# 01 Generating Statistics

In this acitvity, you will work with **Boston Housing Price dataset**. The Boston house-price data has been used in many machine learning papers that address regression problems. You will read the data from a CSV file into a Pandas DataFrame and do some data basic wrangling with it.

Following are the details of the attributes of this dataset for your reference. You may have to refer them while answering question on this activity.

* **CRIM**: per capita crime rate by town
* **ZN**: proportion of residential land zoned for lots over 25,000 sq.ft.
* **INDUS**: proportion of non-retail business acres per town
* **CHAS**: Charles River dummy variable (= 1 if tract bounds river; 0 otherwise)
* **NOX**: nitric oxides concentration (parts per 10 million)
* **RM**: average number of rooms per dwelling
* **AGE**: proportion of owner-occupied units built prior to 1940
* **DIS**: weighted distances to five Boston employment centres
* **RAD**: index of accessibility to radial highways
* **TAX**: full-value property-tax rate per 10,000 dollars
* **PTRATIO**: pupil-teacher ratio by town
* **B**: 1000(Bk - 0.63)^2 where Bk is the proportion of blacks by town
* **LSTAT**: % of lower status of the population
* **PRICE**: Median value of owner-occupied homes in $1000's

In [0]:
"CRIM","ZN","INDUS","CHAS","NOX","RM","AGE","DIS","RAD","TAX","PTRATIO","B","LSTAT","PRICE"

### Load necessary libraries

In [0]:
# Write your code here
import numpy as np
import pandas as pd
import matplotlib.pyplot as plt

### Read in the Boston housing data set (given as a .csv file) from the local directory

In [0]:
# Hint: The Pandas function for reading a CSV file is 'read_csv'.
# Don't forget that all functions in Pandas can be accessed by syntax like pd.{function_name}
# write your code here
df=pd.read_csv("Boston_housing.csv")

### Check first 10 records

In [0]:
# Write your code here
df.head(10)

### In total, how many records are there?

In [0]:
# Write your code here to answer the question above
df.shape

### Create a smaller DataFrame with columns which do not include 'CHAS', 'NOX', 'B', and 'LSTAT'

In [0]:
# Write your code here
#df1 = df.drop['CHAS', 'NOX', 'B','LSTAT']
df1=df[['CRIM','ZN','INDUS','RM','AGE','DIS','RAD','TAX','PTRATIO','PRICE']]

### Check the last 7 records of the new DataFrame you just created

In [0]:
# Write your code here
df1.tail(7)

### Can you plot histograms of all the variables (columns) in the new DataFrame?
You can of course plot them one by one.
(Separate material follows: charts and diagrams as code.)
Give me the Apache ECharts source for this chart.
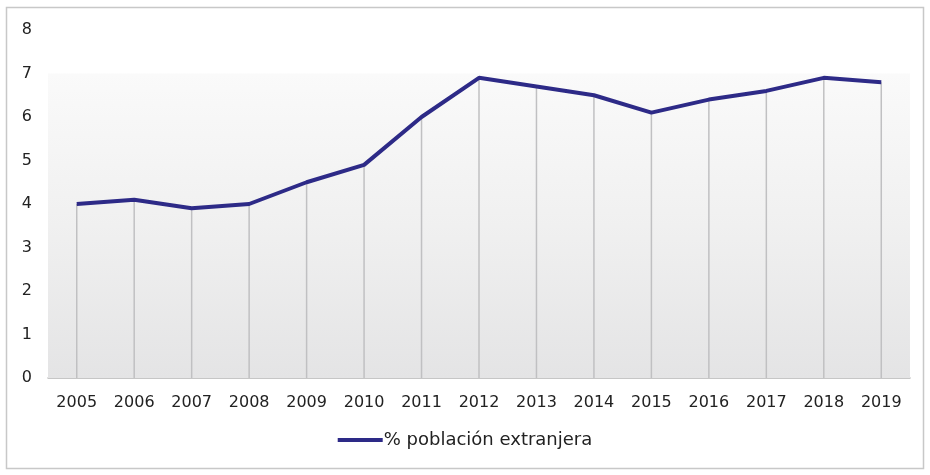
<!DOCTYPE html>
<html>
<head>
<meta charset="utf-8">
<script src="https://cdn.jsdelivr.net/npm/echarts@6/dist/echarts.min.js"></script>
<style>
  html, body { margin: 0; padding: 0; background: #fff; }
  #chart { width: 930px; height: 475px; }
</style>
</head>
<body>
<div id="chart"></div>
<script>
// Años y porcentaje de población extranjera
const years = ['2005','2006','2007','2008','2009','2010','2011','2012','2013','2014','2015','2016','2017','2018','2019'];
const pctForeign = [4.0, 4.1, 3.9, 4.0, 4.5, 4.9, 6.0, 6.9, 6.7, 6.5, 6.1, 6.4, 6.6, 6.9, 6.8];
const seriesName = '% población extranjera';
const yTicks = { min: 0, max: 8, interval: 1 };
const shadedBand = [0, 7];

const font = '"DejaVu Sans", "Noto Sans", sans-serif';
const chart = echarts.init(document.getElementById('chart'));

chart.setOption({
  animation: false,
  textStyle: { fontFamily: font },
  graphic: [{
    type: 'rect',
    shape: { x: 6.5, y: 7.5, width: 917, height: 461 },
    style: { fill: 'none', stroke: '#c8c8c8', lineWidth: 1.5 },
    silent: true
  }],
  grid: { left: 48, right: 20, top: 30, bottom: 97 },
  legend: {
    data: [{ name: seriesName, icon: 'rect' }],
    bottom: 21,
    left: 'center',
    itemWidth: 45,
    itemHeight: 4,
    itemGap: 10,
    textStyle: { fontSize: 18, color: '#222', fontFamily: font, padding: [0, 0, 0, -4] }
  },
  xAxis: {
    type: 'category',
    data: years,
    boundaryGap: true,
    axisLine: { show: true, lineStyle: { color: '#b4b4b4', width: 1.5 } },
    axisTick: { show: false },
    axisLabel: { fontSize: 16, color: '#222', margin: 17, interval: 0 },
    splitLine: { show: false }
  },
  yAxis: {
    type: 'value',
    min: yTicks.min,
    max: yTicks.max,
    interval: yTicks.interval,
    axisLine: { show: false },
    axisTick: { show: false },
    axisLabel: { fontSize: 16, color: '#222', margin: 16 },
    splitLine: { show: false }
  },
  series: [
    {
      // líneas verticales desde cada punto hasta el eje
      name: 'drop',
      type: 'bar',
      data: pctForeign,
      barWidth: 1.5,
      itemStyle: { color: '#c0c0c2' },
      silent: true,
      z: 2,
      markArea: {
        silent: true,
        itemStyle: {
          color: new echarts.graphic.LinearGradient(0, 0, 0, 1, [
            { offset: 0, color: '#fafafa' },
            { offset: 0.5, color: '#f0f0f0' },
            { offset: 1, color: '#e4e4e5' }
          ])
        },
        data: [[{ yAxis: shadedBand[0] }, { yAxis: shadedBand[1] }]]
      }
    },
    {
      name: seriesName,
      type: 'line',
      data: pctForeign,
      symbol: 'none',
      lineStyle: { color: '#2d2a87', width: 4 },
      itemStyle: { color: '#2d2a87' },
      z: 5
    }
  ]
});
</script>
</body>
</html>
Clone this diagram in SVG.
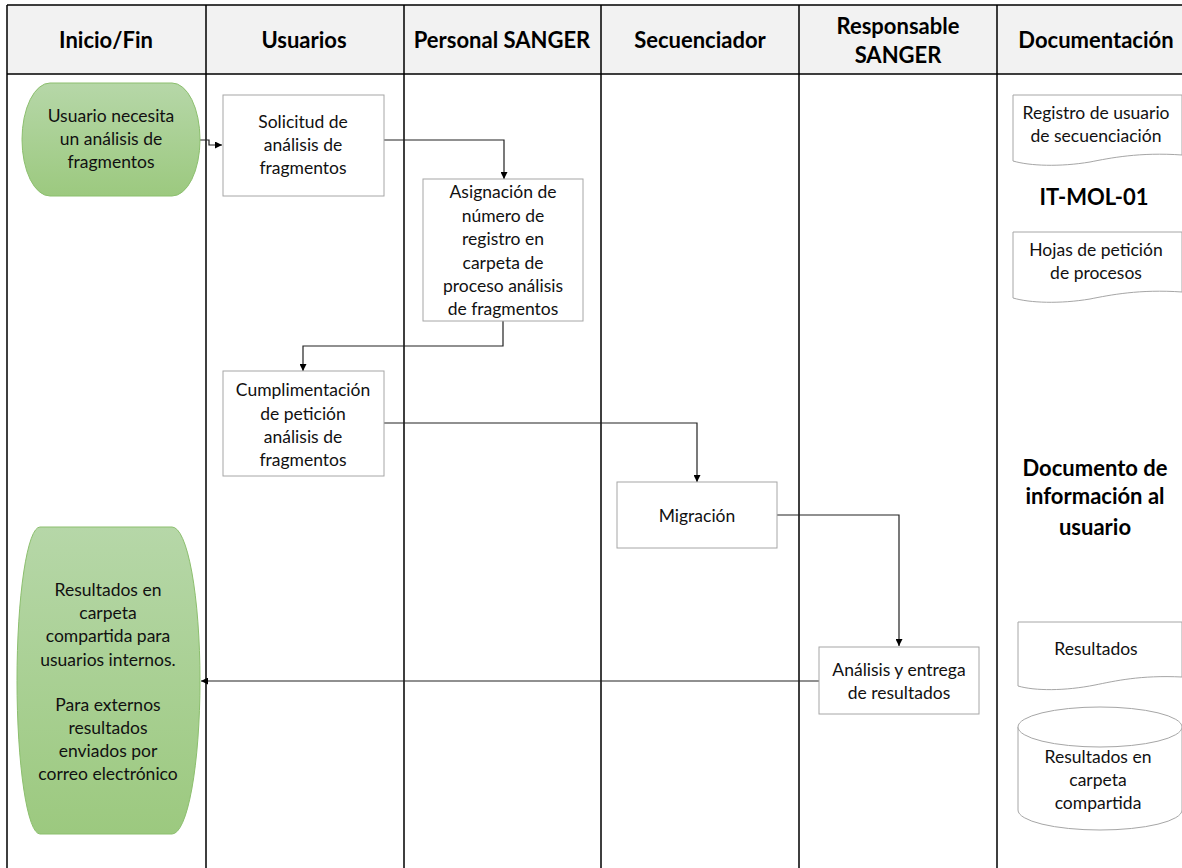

But try to write a short code to plot all of them once.
<br>***Hint***: 'For loop'!
<br>***Bonus problem***: Can you also show each plot with its unique title i.e. of the variable that it is a plot of? 

In [0]:
10 **0.5

In [0]:
np.log10(2)

In [0]:
plt.hist(df1["CRIM"],bins=250)
plt.show()

In [0]:
# log10 of 100 = 2 10 **2
# log10 of .01 = -2
# pH = -log10(H+ concentration)
# Richter Scale
# Decibels
df_onecurve = df1.query('CRIM < 1.16')
plt.hist(np.log10(df_onecurve["CRIM"]),bins=50)
plt.show()

In [0]:
df_twocurve = df1.query('CRIM >= 1.16')
plt.hist(np.log10(df_twocurve["CRIM"]),bins=50)
plt.show()

In [0]:
plt.hist(df1["AGE"],bins=20)
plt.show()

In [0]:
plt.hist(np.exp(np.log10(df1["AGE"])),bins=20)
plt.show()

In [0]:
for c in df1.columns:
    plt.title("Plot of "+c,fontsize=15)
    plt.hist(df1[c],bins=20)
    plt.show()

### Crime rate could be an indicator of house price (people don't want to live in high-crime areas). Create a scatter plot of crime rate vs. Price.

In [0]:
# Write your code here
plt.scatter(df1['CRIM'],df1['PRICE'])
plt.show()

### We can understand the relationship better if we plot _log10(crime)_ vs. Price. Create that plot and make it nice. Give proper title, x-axis, y-axis label, make data points a color of your choice, etc...
***Hint***: Try `np.log10` function

In [0]:
# Write your code here
plt.scatter(np.log10(df1['CRIM']),df1['PRICE'],c='red')
plt.title("Crime rate (Log) vs. Price plot", fontsize=18)
plt.xlabel("Log of Crime rate",fontsize=15)
plt.ylabel("Price",fontsize=15)
plt.grid(True)
plt.show()

### Can you calculate the mean rooms per dwelling?

In [0]:
# Write your code here
df1['RM'].mean()

### Can you calculate median Age?

In [0]:
# Write your code here
df1['AGE'].median()

### Can you calculate average (mean) distances to five Boston employment centres?

In [0]:
# Write your code here
df1['DIS'].mean()

### Tricky question: Can you calculate the percentage of houses with low price (< $20,000)?

In [0]:
# Create a Pandas series and directly compare it with 20
# You can do this because Pandas series is basically Numpy array and you have seen how to filter Numpy array
low_price=df1['PRICE']<20
# This creates a Boolean array of True, False
print(low_price)
# True = 1, False = 0, so now if you take an average of this Numpy array, you will know how many 1's are there.
# That many houses are priced below 20,000. So that is the answer. 
# You can convert that into percentage by multiplying with 100
pcnt=low_price.mean()*100
print("\nPercentage of house with <20,000 price is: ",pcnt)

In [0]:
len(df1[df1.PRICE<20]) / len(df1) * 100